Good piece by Adam Shaw in the American Thinker on the developing calamity known as the 2010 FIFA World Cup in South Africa. Why was it even awarded to a country w/ an infrastructure that can’t support the demands of an event such as the World Cup? Liberalism is why. Africa had never hosted one and the fact that it “felt good” to award an African nation the World Cup are the underlying reasons. So what if they don’t have the infrastructure, or stability, to deal with such an event. Who cares?! As long as it feels good, that’s all that matters.
The same could be said of Barack Hussein Obama’s election as President of the USA. For many it simply “felt good” to vote for him. So what if he had shady friends, an angry preacher, radical ties, and no real experience. So what? What could possibly go wrong?
Only a week into World Cup 2010, the decision to hold the tournament in South Africa appears to be an unmitigated disaster. The blame lies at the feet of liberal elites who have politicized soccer.
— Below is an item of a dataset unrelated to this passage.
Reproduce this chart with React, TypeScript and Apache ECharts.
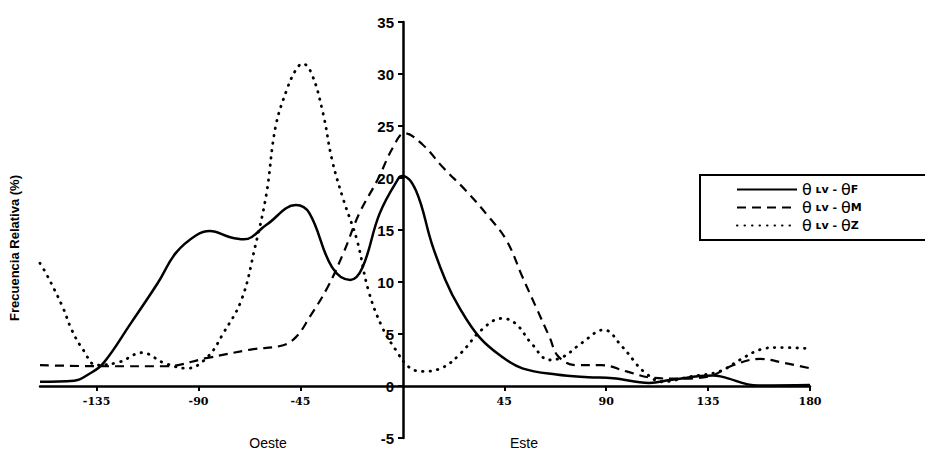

Due to its size and worldwide appeal, the selection of the host nation for the FIFA World Cup has to take many factors into account. The host needs to exhibit a nation of stability and safety, a strong soccer record, and a highly developed transport infrastructure, as well as having approximately ten large stadia in order to host the various matches.
It is a tough task that causes even the most developed soccer nations, like England, to doubt their worthiness. Yet there have been exceptions that show that nations that do not meet these criteria can host a World Cup. Mexico hosted the tournament in 1970 and 1986, and the USA (then not a strong soccer nation) successfully hosted in 1994 — producing one of the best tournaments in recent years (Diana Ross aside).
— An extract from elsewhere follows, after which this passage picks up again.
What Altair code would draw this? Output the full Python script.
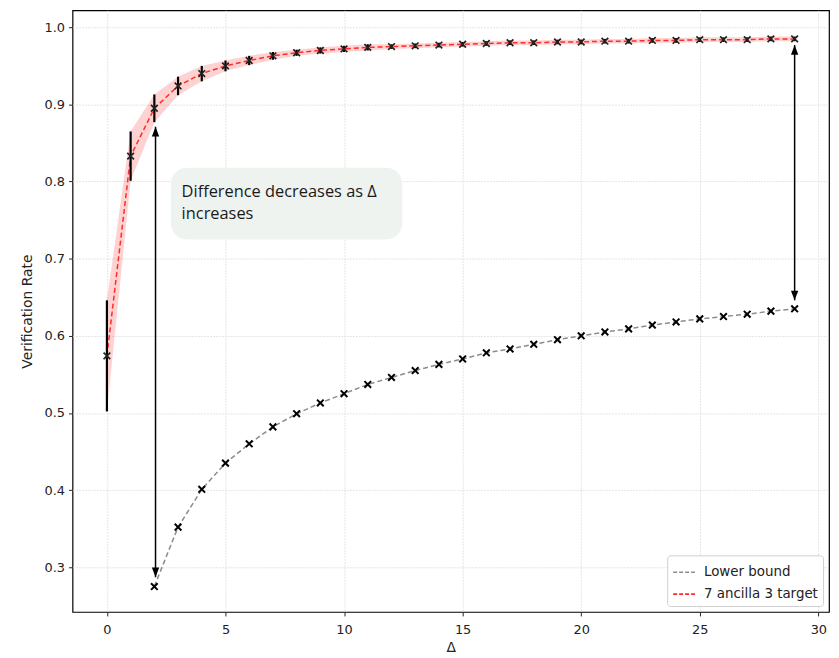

Yet the choices were based on reasons to do with soccer. Mexico was chosen due to its position as a key soccer nation, and America was chosen with the knowledge that it had the infrastructure, the enormous stadiums, and the ability to provide atmosphere. But with the ascension of the bizarre Joseph “Sepp” Blatter — a man continually dogged by accusations of mismanagement and corruption — to the Presidency of FIFA in 1998, politics and liberal elitism have taken over the World Cup.
Blatter made no secret that he wanted an African World Cup as soon as possible, irrespective of its ability to host. He worked for an African World Cup in 2006, but when Germany was chosen to host it, a furious Blatter forced through a rule-change for 2010 so that an African nation had to be awarded the 2010 tournament, with no nations outside Africa even allowed to bid.
For fans hoping to attend in 2010, the prospects were grim. The candidates were Tunisia, Morocco, South Africa, Egypt, and — incredibly — Colonel Gaddafi’s Libya. With terrorist hotspot Morocco a close second, it was with some relief that relatively stable South Africa was chosen by the FIFA executives.
Immediately, serious concerns were expressed. Was the country economically stable enough to invest in such a venture? Also, despite apartheid being a thing of the past, the region still has immense political and racial problems that often turn violent, with over fifty homicides a day. Thus, was the nation safe enough for players and fans to travel? Serious questions were raised about whether the creaking South African infrastructure could cope with the tens of thousands of fans traveling between venues, and whether it could build the amount of new stadiums required. In addition, the question was asked why a nation was given the role of hosting the World Cup when its national team had ever qualified for the World Cup only twice and had ever managed to win only one game (the same number as Iran).
Key FIFA officials such as Franz Beckenbauer called for the cup to be moved to Germany, as it was becoming clear that South Africa could not cope with the demands being placed upon it. Yet well-intentioned officials such as Beckenbauer missed the point — the decision to give South Africa the biggest soccer event in the world had nothing to with soccer. It was a political decision, with Blatter thinking in terms of “legacy” and “new frontiers.” Other officials on the side of Blatter started talking about “transnational football communities” and the “remarkable community-building achievements” that such moves would bring.
It became clear that liberal politics were put in front of the interests of the sport, which was confirmed when, after three people were killed in an attack on the Togo national team in Angola in January, Blatter was asked about security concerns for the World Cup. He responded by labeling those with concerns as “colonialists” and anti-African. Now it was racist to have doubts about a weak soccer nation with severe economic and political problems hosting a World Cup.
It was hoped that these concerns would not come to fruition. Unfortunately, the first week of the 2010 World Cup has been a disaster, with some writers already describing the choice of South Africa as host as an example of “the greatest scandal of modern sports events.”